Mike Turner and Leanne Grieve, from Harrogate, said they had helped two people in a van which was on its side on top of central reservation barriers.

"One of them appeared to have a collarbone or an arm broken, and the other one was a bit groggy," said Mr Turner.

AA spokeswoman Denise Raven passed the accident early in the morning.

"The fog was so thick you really couldn't see very much, just blue flashing lights coming out of it," she said.

Among those to escape largely unscathed was a dog, which leapt from the vehicle it had been travelling in.

Firefighters began a search for the Labrador-collie cross in the hope of finding it before it was hit by traffic on the southbound carriageway. It was later rescued close to the nearby A168.
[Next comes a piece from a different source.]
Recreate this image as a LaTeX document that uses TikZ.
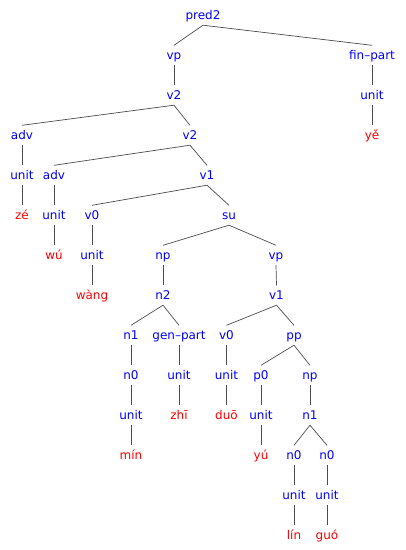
\documentclass[tikz,border=0pt]{standalone}
\usepackage{fontspec}
\setmainfont{DejaVu Sans}
\begin{document}
\begin{tikzpicture}[x=1pt,y=-1pt,
  lab/.style={anchor=base,font=\fontsize{12}{14}\selectfont,inner xsep=1pt,inner ysep=0pt,text height=14pt,text depth=5.5pt},
  cat/.style={lab,text=blue},
  word/.style={lab,text=red},
  br/.style={draw=black!70,line width=0.7pt}]
\useasboundingbox (0,0) rectangle (406,550);
\def\r#1{\the\numexpr 20+40*#1\relax}
% row 0
\node[cat] (pred2) at (203,19.5) {pred2};
% row 1
\node[cat] (vp) at (174,59.5) {vp};
\node[cat] (finpart) at (372,59.5) {fin–part};
% row 2
\node[cat] (v2a) at (174,99.5) {v2};
\node[cat] (unitF) at (372,99.5) {unit};
% row 3
\node[cat] (adv1) at (22,139.5) {adv};
\node[cat] (v2b) at (190,139.5) {v2};
\node[word] (ye) at (372,139.5) {yě};
% row 4
\node[cat] (unitA) at (22,179.5) {unit};
\node[cat] (adv2) at (54,179.5) {adv};
\node[cat] (v1a) at (207,179.5) {v1};
% row 5
\node[word] (ze) at (22,219.5) {zé};
\node[cat] (unitB) at (54,219.5) {unit};
\node[cat] (v0a) at (92,219.5) {v0};
\node[cat] (su) at (229,219.5) {su};
% row 6
\node[word] (wu) at (54,259.5) {wú};
\node[cat] (unitC) at (92,259.5) {unit};
\node[cat] (np1) at (163,259.5) {np};
\node[cat] (vp2) at (276,259.5) {vp};
% row 7
\node[word] (wang) at (92,299.5) {wàng};
\node[cat] (n2) at (163,299.5) {n2};
\node[cat] (v1b) at (276.5,299.5) {v1};
% row 8
\node[cat] (n1a) at (131,339.5) {n1};
\node[cat] (genpart) at (179,339.5) {gen–part};
\node[cat] (v0b) at (226.5,339.5) {v0};
\node[cat] (pp) at (294,339.5) {pp};
% row 9
\node[cat] (n0a) at (131,379.5) {n0};
\node[cat] (unitG) at (179,379.5) {unit};
\node[cat] (unitD) at (226.5,379.5) {unit};
\node[cat] (p0) at (261,379.5) {p0};
\node[cat] (np2) at (310,379.5) {np};
% row 10
\node[cat] (unitN) at (131,419.5) {unit};
\node[word] (zhi) at (179,419.5) {zhī};
\node[word] (duo) at (226.5,419.5) {duō};
\node[cat] (unitP) at (261,419.5) {unit};
\node[cat] (n1b) at (310,419.5) {n1};
% row 11
\node[word] (min) at (131,459.5) {mín};
\node[word] (yu) at (261,459.5) {yú};
\node[cat] (n0b) at (294,459.5) {n0};
\node[cat] (n0c) at (327,459.5) {n0};
% row 12
\node[cat] (unitL) at (294,499.5) {unit};
\node[cat] (unitQ) at (327,499.5) {unit};
% row 13
\node[word] (lin) at (294,539.5) {lín};
\node[word] (guo) at (327,539.5) {guó};
% connectors
\foreach \p/\c in {pred2/vp,pred2/finpart,vp/v2a,finpart/unitF,unitF/ye,
  v2a/adv1,v2a/v2b,adv1/unitA,unitA/ze,v2b/adv2,v2b/v1a,adv2/unitB,unitB/wu,
  v1a/v0a,v1a/su,v0a/unitC,unitC/wang,su/np1,su/vp2,np1/n2,vp2/v1b,
  n2/n1a,n2/genpart,n1a/n0a,n0a/unitN,unitN/min,genpart/unitG,unitG/zhi,
  v1b/v0b,v1b/pp,v0b/unitD,unitD/duo,pp/p0,pp/np2,p0/unitP,unitP/yu,
  np2/n1b,n1b/n0b,n1b/n0c,n0b/unitL,n0c/unitQ,unitL/lin,unitQ/guo}
  \draw[br] (\p.south) -- (\c.north);
\end{tikzpicture}
\end{document}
Work on the clear-up continued yesterday afternoon as queues stretched back 16 miles to the south.

Drivers heading for work on Good Friday said journeys on minor roads which normally take minutes took more than an hour. Others had to wait as long as four hours in the tailbacks and race fans travelling from the south arrived too late for the Middleham Stables open day, in Wensleydale.

"We tried to use the A64 near York to skirt around the accident, but it was just as bad," said driver Carol Unwin, who was travelling to the North-East with her partner and two-year-old daughter. "We then got stuck in more traffic as we tried the other way through Harrogate."

* THE Easter holiday got off to a good start on the Yorkshire coast yesterday.

Seafront traders in Scarborough, Filey and Whitby were said to be busy and queues of traffic headed to the coast from Teesside and West and South Yorkshire, for the first holiday of the year.

Hotel and guest house accommodation was said to be at a premium in Whitby, where today the Archbishop of York, Dr David Hope will open a £5.7m visitor centre, close to Whitby Abbey.